Corporate income tax for the month was down $1.4 million. FY 2017 corporate tax collections are down 1 percent, just off the REC’s projection of 2.1 percent growth for the year.
Another area of confusion is the dramatic fall in the amount of tax refunds that have been paid out by the state. For the month, refunds were down $122.6 million when compared to February 2016. Why this amount is one-third the normal figure is hard to pin down. Normally, the state would have started paying out personal income tax refunds in February. But it appears that those refunds to early filers have yet to go out. It is believed that the lack of timely refunds may be due to the federal government’s efforts to improve identity verification and prevent income tax identity
theft. Regardless of the cause, the lack of refund payments has also skewed the February revenue figure.
Earlier this week, LSA released the video version of the monthly revenue memo. This provided additional data and context. Personal Income and sales tax collections were down for the month partially due to $45 million of revenue that normally would have been deposited in February. Again, the way February’s calendar fell played a role.
When factoring this revenue into the February numbers and assuming that the refunds that have yet to be paid will actually go out, LSA made a troubling finding. These factors would mean that state revenue for Fiscal Year 2017 has, so far, grown by just $8 million. That is significantly less than the $213 million growth that the state would expect to have received if revenue was meeting the REC projection of 4.7 percent.

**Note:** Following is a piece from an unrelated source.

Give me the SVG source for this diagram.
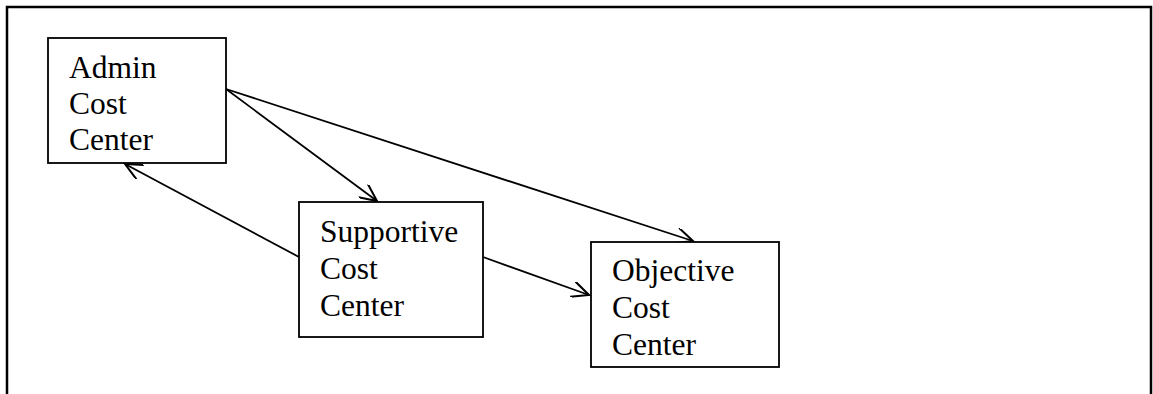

What does this mean going into the March Revenue Estimating Conference meeting next Tuesday? It is likely that the three-member panel will significantly reduce the expected revenue growth for Fiscal Year 2017 and that will also lower the available new revenue for Fiscal Year 2018. How much of a reduction is unknown, but anyone holding out hope for better numbers or just maintaining the December forecast is likely to be disappointed.